Here’s a look at some of the findings:
- LGBT students are about half as likely as their non-LGBT peers to participate in interscholastic sports (23.2 percent vs. 47.8 percent).
- The more involved LGBT students were in athletics, the higher their GPA, with team leaders averaging a 3.4, team members averaging a 3.2, and non-athletes average a 3.0.
- Over a quarter of LGBT student athletes have been harassed or assaulted while playing because of their sexual orientation (27.8 percent) or gender expression (29.4 percent).
- Most students (79.4 percent) felt uncomfortable talking to school athletics staff about LGBT issues.
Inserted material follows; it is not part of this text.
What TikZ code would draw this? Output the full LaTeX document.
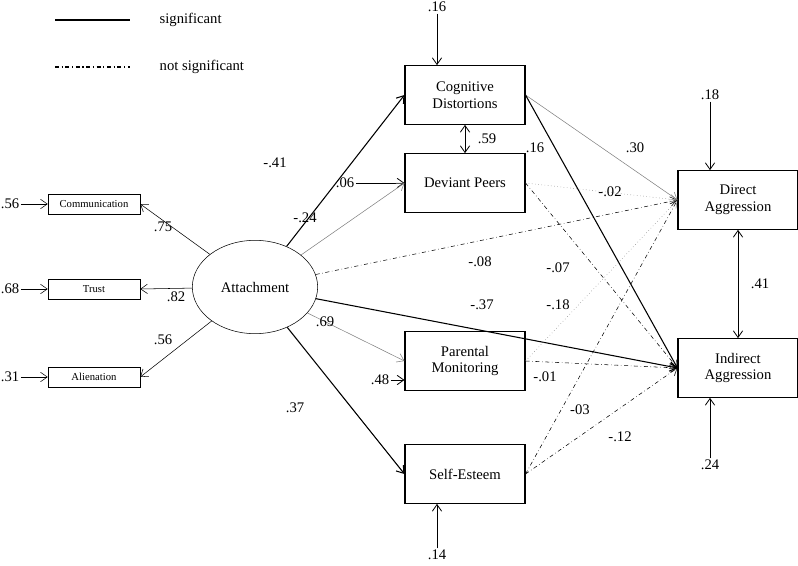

- Even P.E./gym classes continue to be unsafe spaces for LGBT students, with about half of them reporting bullying or harassment because of their sexual orientation (52.8 percent) or gender expression (50.9 percent).
- As a result, many LGBT students avoid P.E. classes (32.5 percent), locker rooms (39.0 percent), and athletic fields (22.8 percent) out of fear of victimization.
GLSEN’s overall study of school climate for LGBT students found that 82 percent have been verbally harassed because of their sexual orientation. The new results seem to indicate that athletics is an environment where these students might be particularly vulnerable, and yet where they could greatly benefit. Indeed, anti-LGBT climates hurt academic performance and even increase drop-out rates. Advocating for LGBT-inclusive bullying prevention strategies not only protects the safety of students, but increases their ability to succeed in school and beyond.